++++ Collected data ++++
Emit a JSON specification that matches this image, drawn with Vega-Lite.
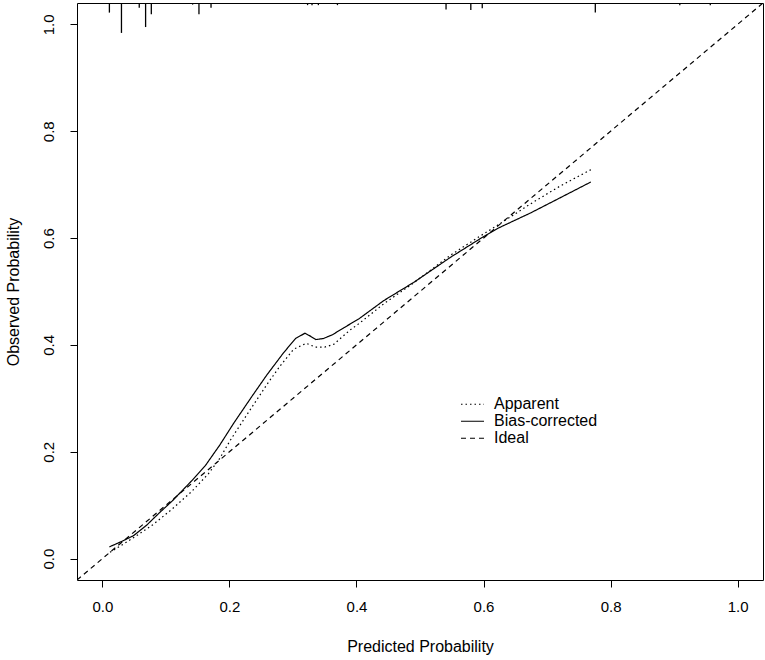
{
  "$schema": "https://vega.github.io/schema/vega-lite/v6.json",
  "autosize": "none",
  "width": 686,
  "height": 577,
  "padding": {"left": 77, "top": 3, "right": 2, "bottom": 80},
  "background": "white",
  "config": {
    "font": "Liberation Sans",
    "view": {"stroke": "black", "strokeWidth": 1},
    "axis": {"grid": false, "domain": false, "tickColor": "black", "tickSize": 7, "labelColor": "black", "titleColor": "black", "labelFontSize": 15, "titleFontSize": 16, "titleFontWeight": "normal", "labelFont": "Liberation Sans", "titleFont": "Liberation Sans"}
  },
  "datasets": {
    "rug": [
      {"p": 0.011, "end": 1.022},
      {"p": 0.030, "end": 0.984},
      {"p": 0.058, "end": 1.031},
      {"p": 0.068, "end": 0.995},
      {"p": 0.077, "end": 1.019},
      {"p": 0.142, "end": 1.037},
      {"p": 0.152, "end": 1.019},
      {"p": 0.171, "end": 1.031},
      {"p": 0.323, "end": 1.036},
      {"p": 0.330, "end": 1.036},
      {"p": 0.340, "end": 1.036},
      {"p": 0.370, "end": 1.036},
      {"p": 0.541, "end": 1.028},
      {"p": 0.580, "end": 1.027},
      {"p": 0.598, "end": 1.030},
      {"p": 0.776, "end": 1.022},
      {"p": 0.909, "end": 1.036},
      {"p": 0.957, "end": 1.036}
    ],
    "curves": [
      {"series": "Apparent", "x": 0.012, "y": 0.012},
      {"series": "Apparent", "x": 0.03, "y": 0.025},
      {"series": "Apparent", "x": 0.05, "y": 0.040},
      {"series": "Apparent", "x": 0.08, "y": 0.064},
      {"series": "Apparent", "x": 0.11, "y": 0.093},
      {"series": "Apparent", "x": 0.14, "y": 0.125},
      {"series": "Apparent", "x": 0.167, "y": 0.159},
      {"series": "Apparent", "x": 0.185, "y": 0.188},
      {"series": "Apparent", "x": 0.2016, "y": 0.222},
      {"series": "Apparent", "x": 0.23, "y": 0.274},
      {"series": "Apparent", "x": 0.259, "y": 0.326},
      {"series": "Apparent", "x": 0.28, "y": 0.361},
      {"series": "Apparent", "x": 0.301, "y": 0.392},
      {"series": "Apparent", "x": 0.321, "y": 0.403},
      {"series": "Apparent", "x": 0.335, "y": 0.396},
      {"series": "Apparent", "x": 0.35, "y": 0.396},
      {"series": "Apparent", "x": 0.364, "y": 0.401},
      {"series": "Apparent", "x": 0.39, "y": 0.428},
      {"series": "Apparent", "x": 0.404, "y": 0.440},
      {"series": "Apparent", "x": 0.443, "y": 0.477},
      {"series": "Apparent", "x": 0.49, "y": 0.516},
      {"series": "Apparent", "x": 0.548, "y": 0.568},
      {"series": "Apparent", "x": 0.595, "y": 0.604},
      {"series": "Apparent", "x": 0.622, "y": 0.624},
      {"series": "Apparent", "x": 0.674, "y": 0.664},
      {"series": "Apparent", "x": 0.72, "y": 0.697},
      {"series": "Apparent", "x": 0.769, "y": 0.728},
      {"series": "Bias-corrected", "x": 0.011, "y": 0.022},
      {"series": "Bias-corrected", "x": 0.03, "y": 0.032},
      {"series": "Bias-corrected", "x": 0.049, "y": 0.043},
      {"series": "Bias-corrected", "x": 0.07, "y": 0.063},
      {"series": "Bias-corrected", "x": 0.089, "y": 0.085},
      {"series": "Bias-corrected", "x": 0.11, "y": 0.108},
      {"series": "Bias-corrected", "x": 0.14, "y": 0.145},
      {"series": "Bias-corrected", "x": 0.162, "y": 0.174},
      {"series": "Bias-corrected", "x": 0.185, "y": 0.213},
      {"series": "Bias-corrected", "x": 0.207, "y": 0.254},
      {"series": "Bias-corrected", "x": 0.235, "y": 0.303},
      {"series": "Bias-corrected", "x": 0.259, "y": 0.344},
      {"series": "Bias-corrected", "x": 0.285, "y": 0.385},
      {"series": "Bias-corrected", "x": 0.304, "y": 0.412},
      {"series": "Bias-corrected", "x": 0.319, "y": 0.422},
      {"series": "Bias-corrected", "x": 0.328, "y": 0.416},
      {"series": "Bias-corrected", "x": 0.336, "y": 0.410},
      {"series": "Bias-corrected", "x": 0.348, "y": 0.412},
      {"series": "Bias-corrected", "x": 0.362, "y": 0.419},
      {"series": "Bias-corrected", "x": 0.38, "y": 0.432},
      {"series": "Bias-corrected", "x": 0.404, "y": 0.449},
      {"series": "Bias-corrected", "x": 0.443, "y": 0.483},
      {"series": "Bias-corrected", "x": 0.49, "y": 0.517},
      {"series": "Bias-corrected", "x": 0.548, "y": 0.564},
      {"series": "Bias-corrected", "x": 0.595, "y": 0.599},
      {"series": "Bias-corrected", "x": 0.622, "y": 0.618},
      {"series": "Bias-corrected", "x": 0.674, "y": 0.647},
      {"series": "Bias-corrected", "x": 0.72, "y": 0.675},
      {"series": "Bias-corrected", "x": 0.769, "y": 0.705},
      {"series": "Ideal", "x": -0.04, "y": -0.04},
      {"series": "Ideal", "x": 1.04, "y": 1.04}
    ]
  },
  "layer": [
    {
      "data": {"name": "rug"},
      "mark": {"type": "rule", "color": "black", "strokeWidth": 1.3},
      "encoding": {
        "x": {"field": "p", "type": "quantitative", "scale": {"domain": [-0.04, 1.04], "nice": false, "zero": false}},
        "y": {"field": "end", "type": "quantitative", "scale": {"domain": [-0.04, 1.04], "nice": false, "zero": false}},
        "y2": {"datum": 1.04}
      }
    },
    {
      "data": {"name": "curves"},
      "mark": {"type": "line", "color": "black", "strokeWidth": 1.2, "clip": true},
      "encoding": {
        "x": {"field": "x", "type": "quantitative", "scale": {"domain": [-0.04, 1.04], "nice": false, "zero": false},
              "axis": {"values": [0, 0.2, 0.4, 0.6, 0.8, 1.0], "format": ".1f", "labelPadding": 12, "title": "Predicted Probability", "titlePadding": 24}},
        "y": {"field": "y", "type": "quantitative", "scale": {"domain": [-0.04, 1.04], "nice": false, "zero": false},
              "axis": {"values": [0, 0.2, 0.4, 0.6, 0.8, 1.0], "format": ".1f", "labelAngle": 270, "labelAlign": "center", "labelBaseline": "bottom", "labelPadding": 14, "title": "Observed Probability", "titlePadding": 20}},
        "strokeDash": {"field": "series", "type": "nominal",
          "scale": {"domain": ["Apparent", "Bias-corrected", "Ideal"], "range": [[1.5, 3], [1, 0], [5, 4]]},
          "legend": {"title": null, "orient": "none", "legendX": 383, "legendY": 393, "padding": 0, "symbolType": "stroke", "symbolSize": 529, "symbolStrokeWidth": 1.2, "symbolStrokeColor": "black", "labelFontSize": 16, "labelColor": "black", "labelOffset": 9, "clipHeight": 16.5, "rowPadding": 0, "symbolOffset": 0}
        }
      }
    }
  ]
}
++++
Using the material above, set down every line exactly, but skip the pictures.

Emit a JSON specification that matches this image, drawn with Vega-Lite.
{
  "$schema": "https://vega.github.io/schema/vega-lite/v6.json",
  "autosize": "none",
  "width": 686,
  "height": 577,
  "padding": {"left": 77, "top": 3, "right": 2, "bottom": 80},
  "background": "white",
  "config": {
    "font": "Liberation Sans",
    "view": {"stroke": "black", "strokeWidth": 1},
    "axis": {"grid": false, "domain": false, "tickColor": "black", "tickSize": 7, "labelColor": "black", "titleColor": "black", "labelFontSize": 15, "titleFontSize": 16, "titleFontWeight": "normal", "labelFont": "Liberation Sans", "titleFont": "Liberation Sans"}
  },
  "datasets": {
    "rug": [
      {"p": 0.011, "end": 1.022},
      {"p": 0.030, "end": 0.984},
      {"p": 0.058, "end": 1.031},
      {"p": 0.068, "end": 0.995},
      {"p": 0.077, "end": 1.019},
      {"p": 0.142, "end": 1.037},
      {"p": 0.152, "end": 1.019},
      {"p": 0.171, "end": 1.031},
      {"p": 0.323, "end": 1.036},
      {"p": 0.330, "end": 1.036},
      {"p": 0.340, "end": 1.036},
      {"p": 0.370, "end": 1.036},
      {"p": 0.541, "end": 1.028},
      {"p": 0.580, "end": 1.027},
      {"p": 0.598, "end": 1.030},
      {"p": 0.776, "end": 1.022},
      {"p": 0.909, "end": 1.036},
      {"p": 0.957, "end": 1.036}
    ],
    "curves": [
      {"series": "Apparent", "x": 0.012, "y": 0.012},
      {"series": "Apparent", "x": 0.03, "y": 0.025},
      {"series": "Apparent", "x": 0.05, "y": 0.040},
      {"series": "Apparent", "x": 0.08, "y": 0.064},
      {"series": "Apparent", "x": 0.11, "y": 0.093},
      {"series": "Apparent", "x": 0.14, "y": 0.125},
      {"series": "Apparent", "x": 0.167, "y": 0.159},
      {"series": "Apparent", "x": 0.185, "y": 0.188},
      {"series": "Apparent", "x": 0.2016, "y": 0.222},
      {"series": "Apparent", "x": 0.23, "y": 0.274},
      {"series": "Apparent", "x": 0.259, "y": 0.326},
      {"series": "Apparent", "x": 0.28, "y": 0.361},
      {"series": "Apparent", "x": 0.301, "y": 0.392},
      {"series": "Apparent", "x": 0.321, "y": 0.403},
      {"series": "Apparent", "x": 0.335, "y": 0.396},
      {"series": "Apparent", "x": 0.35, "y": 0.396},
      {"series": "Apparent", "x": 0.364, "y": 0.401},
      {"series": "Apparent", "x": 0.39, "y": 0.428},
      {"series": "Apparent", "x": 0.404, "y": 0.440},
      {"series": "Apparent", "x": 0.443, "y": 0.477},
      {"series": "Apparent", "x": 0.49, "y": 0.516},
      {"series": "Apparent", "x": 0.548, "y": 0.568},
      {"series": "Apparent", "x": 0.595, "y": 0.604},
      {"series": "Apparent", "x": 0.622, "y": 0.624},
      {"series": "Apparent", "x": 0.674, "y": 0.664},
      {"series": "Apparent", "x": 0.72, "y": 0.697},
      {"series": "Apparent", "x": 0.769, "y": 0.728},
      {"series": "Bias-corrected", "x": 0.011, "y": 0.022},
      {"series": "Bias-corrected", "x": 0.03, "y": 0.032},
      {"series": "Bias-corrected", "x": 0.049, "y": 0.043},
      {"series": "Bias-corrected", "x": 0.07, "y": 0.063},
      {"series": "Bias-corrected", "x": 0.089, "y": 0.085},
      {"series": "Bias-corrected", "x": 0.11, "y": 0.108},
      {"series": "Bias-corrected", "x": 0.14, "y": 0.145},
      {"series": "Bias-corrected", "x": 0.162, "y": 0.174},
      {"series": "Bias-corrected", "x": 0.185, "y": 0.213},
      {"series": "Bias-corrected", "x": 0.207, "y": 0.254},
      {"series": "Bias-corrected", "x": 0.235, "y": 0.303},
      {"series": "Bias-corrected", "x": 0.259, "y": 0.344},
      {"series": "Bias-corrected", "x": 0.285, "y": 0.385},
      {"series": "Bias-corrected", "x": 0.304, "y": 0.412},
      {"series": "Bias-corrected", "x": 0.319, "y": 0.422},
      {"series": "Bias-corrected", "x": 0.328, "y": 0.416},
      {"series": "Bias-corrected", "x": 0.336, "y": 0.410},
      {"series": "Bias-corrected", "x": 0.348, "y": 0.412},
      {"series": "Bias-corrected", "x": 0.362, "y": 0.419},
      {"series": "Bias-corrected", "x": 0.38, "y": 0.432},
      {"series": "Bias-corrected", "x": 0.404, "y": 0.449},
      {"series": "Bias-corrected", "x": 0.443, "y": 0.483},
      {"series": "Bias-corrected", "x": 0.49, "y": 0.517},
      {"series": "Bias-corrected", "x": 0.548, "y": 0.564},
      {"series": "Bias-corrected", "x": 0.595, "y": 0.599},
      {"series": "Bias-corrected", "x": 0.622, "y": 0.618},
      {"series": "Bias-corrected", "x": 0.674, "y": 0.647},
      {"series": "Bias-corrected", "x": 0.72, "y": 0.675},
      {"series": "Bias-corrected", "x": 0.769, "y": 0.705},
      {"series": "Ideal", "x": -0.04, "y": -0.04},
      {"series": "Ideal", "x": 1.04, "y": 1.04}
    ]
  },
  "layer": [
    {
      "data": {"name": "rug"},
      "mark": {"type": "rule", "color": "black", "strokeWidth": 1.3},
      "encoding": {
        "x": {"field": "p", "type": "quantitative", "scale": {"domain": [-0.04, 1.04], "nice": false, "zero": false}},
        "y": {"field": "end", "type": "quantitative", "scale": {"domain": [-0.04, 1.04], "nice": false, "zero": false}},
        "y2": {"datum": 1.04}
      }
    },
    {
      "data": {"name": "curves"},
      "mark": {"type": "line", "color": "black", "strokeWidth": 1.2, "clip": true},
      "encoding": {
        "x": {"field": "x", "type": "quantitative", "scale": {"domain": [-0.04, 1.04], "nice": false, "zero": false},
              "axis": {"values": [0, 0.2, 0.4, 0.6, 0.8, 1.0], "format": ".1f", "labelPadding": 12, "title": "Predicted Probability", "titlePadding": 24}},
        "y": {"field": "y", "type": "quantitative", "scale": {"domain": [-0.04, 1.04], "nice": false, "zero": false},
              "axis": {"values": [0, 0.2, 0.4, 0.6, 0.8, 1.0], "format": ".1f", "labelAngle": 270, "labelAlign": "center", "labelBaseline": "bottom", "labelPadding": 14, "title": "Observed Probability", "titlePadding": 20}},
        "strokeDash": {"field": "series", "type": "nominal",
          "scale": {"domain": ["Apparent", "Bias-corrected", "Ideal"], "range": [[1.5, 3], [1, 0], [5, 4]]},
          "legend": {"title": null, "orient": "none", "legendX": 383, "legendY": 393, "padding": 0, "symbolType": "stroke", "symbolSize": 529, "symbolStrokeWidth": 1.2, "symbolStrokeColor": "black", "labelFontSize": 16, "labelColor": "black", "labelOffset": 9, "clipHeight": 16.5, "rowPadding": 0, "symbolOffset": 0}
        }
      }
    }
  ]
}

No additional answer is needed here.